Nome di donna
di Marco Tullio Giordana
con Cristiana Capotondi, Valerio Binasco, Stefano Scandaletti
Italia, 2018
genere, drammatico
durata, 90’
Nina Martini è una giovane donna che cerca lavoro e fortuna in Brianza, dove si trasferisce con la sua bambina. In prova presso una residenza per anziani, il suo zelo le vale un'assunzione e una vita finalmente più serena. La quiete ritrovata è interrotta dalle avance e l'abuso di potere del direttore della struttura. Decisa a denunciarlo, Nina deve fare i conti con l'omertà delle colleghe e la prepotenza di un sistema amministrativo conservatore e dispotico. Con l'aiuto del suo compagno e di un avvocato agguerrito, Nina avrà giustizia. Per sé, per sua figlia e per tutte le donne a venire.
Inseguono tutti lo stesso sogno i personaggi del cinema di Marco Tullio Giordana: cambiare il mondo e renderlo un po' meno ingiusto di quello che è.
Sorella ideale del ragazzo di Cinisi (I cento passi) e dei fratelli Carati (La meglio gioventù), tocca a Nina questa volta sottrarsi alle regole del gioco, rompendo un contratto sociale basato sulla connivenza, il silenzio e l'omertà. Nina denuncia l'orco dentro un film girato nell'urgenza e nella necessità di raccontare i nodi irrisolti e le contraddizioni laceranti della realtà sociale contemporanea.

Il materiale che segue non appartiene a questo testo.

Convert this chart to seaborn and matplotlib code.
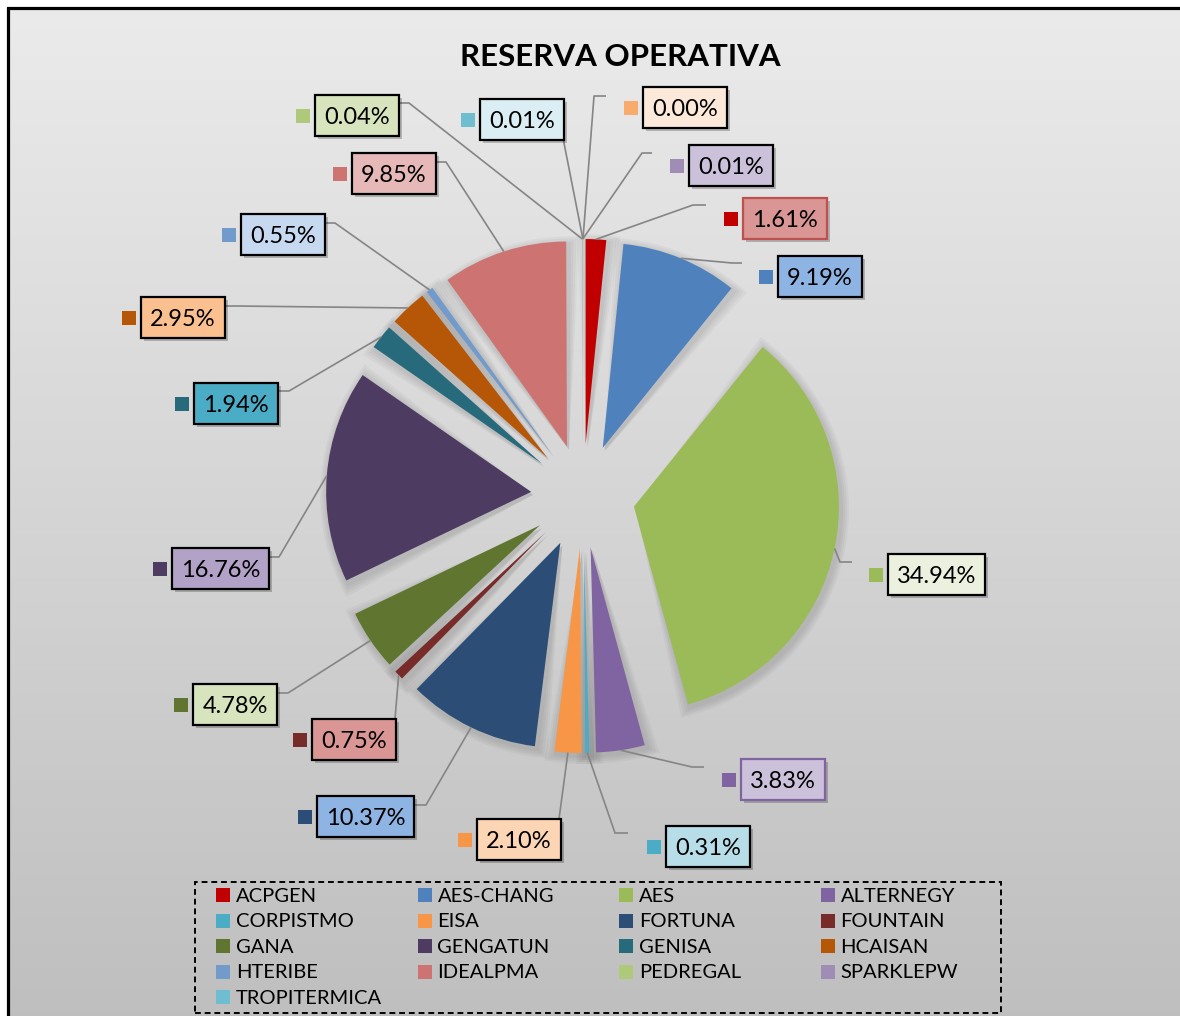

Dopo il caso Weinstein, che ha rimesso violentemente in discussione i privilegi, la dominazione e i crimini sessisti, anche il cinema italiano prende la parola e si interroga, provando a sviscerare il meccanismo del patriarcato. Marco Tullio Giordana racconta una storia emblematica, interrotta da punti esclamativi visivi, qualche digressione di troppo e flashback che scompaginano la logica narrativa, sminuendo l'indignazione. Al di là dei contenuti nobili e le intenzioni lodevoli, il cinema dell'autore respira ancora l'aria di impegno civile e l'orgoglio di chi si sente e si vuole diverso dalla cultura diffusa e condivisa. Come Nina, che non tollera la tentazione di giustificare l’abuso di don Roberto Ferrari o di accettare quello di Alina e colleghe, prendendolo come dato di fatto.
Coerente coi personaggi rappresentati da Marco Tullio Giordana, la sua eroina è fedele a una scelta etica di fondo che la porta a fare dell'onestà, soprattutto con se stessa, un imperativo categorico irrinunciabile. Se “La meglio gioventù” guardava al passato, “Nome di donna” è un sincopato quadro del presente, nell'epoca di un rinnovato impegno femminista. Un impegno che per l'autore e la sua protagonista passa per una presa di coscienza comune, per la capacità di sostituire al gioco della competizione un'immagine di adesione, di solidarietà, di uguaglianza.
Interpretato con misura da Cristiana Capotondi e scritto con enfasi da Cristiana Mainardi, il film, quasi un legal drama, soffre il di didascalismo e fatica a trovare le parole giuste.